Afro PRP. The image of the Africans in the Polish press photography from 1955-1989

21.04.2018 - 27.05.2018

Afro PRP. The image of the Africans in the Polish press photography from 1955-1989

21.04.2018 - 27.05.2018

  • exhibition hall
exhibition hall  

Exotic instruments, dark faces, foreign, melodious words...Brazil? The Amazon river settlement? No. Marszałkowska street in August – that is how the World Festival of Youth and Students in Warsaw in 1955 was described in the Polish press. Why did the PRP aspire to be a good place to live for the Africans who decided to come to Poland to study, work, and pursue their careers?



The exhibition presents Polish photographs of the Africans appearing in the daily press from 1955 during the Fifth World Festival of Youth and Students, through the 1960s, i.e. the so-called „year of Africa“, to the students‘ photographs from the 1980s. It is the first exhibition focusing on the presentation and description of the Africans living and staying in Poland. Not only do press photography, newspaper clippings, photographs from the private archives of African people, and excerpts from the chronicles of the School of Polish for Foreign Students in Lódź present their image, but they also show the way in which the authorities and the press back in the day created it.

Bartosz Nowicki, the curator of the exhibition: The scope of the phenomenon is the most surprising. The interest in Africa which the government took, especially in the 1960s, was enormous, which encouraged the influx of African students in Poland. The Photography of the Africans in the PRP was thus made possible, which was obviously exploited by press photographers.

The Africans were depicted as friends, revolutionaries, and ordinary citizens. It was linked with the politics of the USSR (and thus the PRP) of endorsing the countries liberating themselves from colonialism.
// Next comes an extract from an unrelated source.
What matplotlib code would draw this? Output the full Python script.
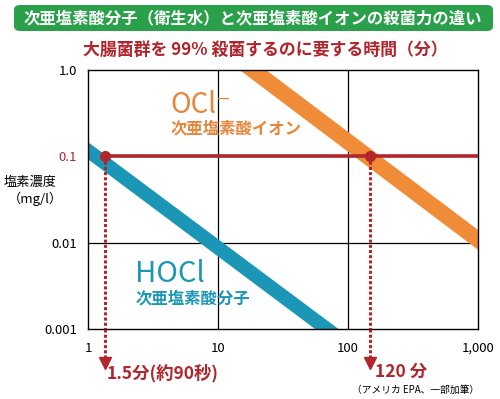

The aim of those actions was to extend the influence of socialism over the „waking up“ world regions. Socialism in Africa was to be propagated by numerous African students returning to Africa after their studies. The number of African people studying in Poland increased year by year, with only four of them in the 1950s to two thousand in the late 1970s.

After 1960, when seventeen African countries proclaimed independence, the first delegations of African politicians appeared. In 1961 the PRP was visited by such dignitaries as the president of Ghana, Kwame Nkrumah, and the emperor of Ethiopia, Haile Selassie. Their stay was well documented and described in the press.

Propaganda was an important aspect in „the Polish-African friendship“. The press, exploiting photography among other things, showed the PRP as the country where African people were perceived to be equal citizens, and African visitors treated with due respect. On the other hand, however, there were documents presenting the Africans merely as an exotic phenomenon.

All these motifs were collected and arranged into five themes, i.e., Delegates, Students, Revolutionaries, Citizens, and Comrades.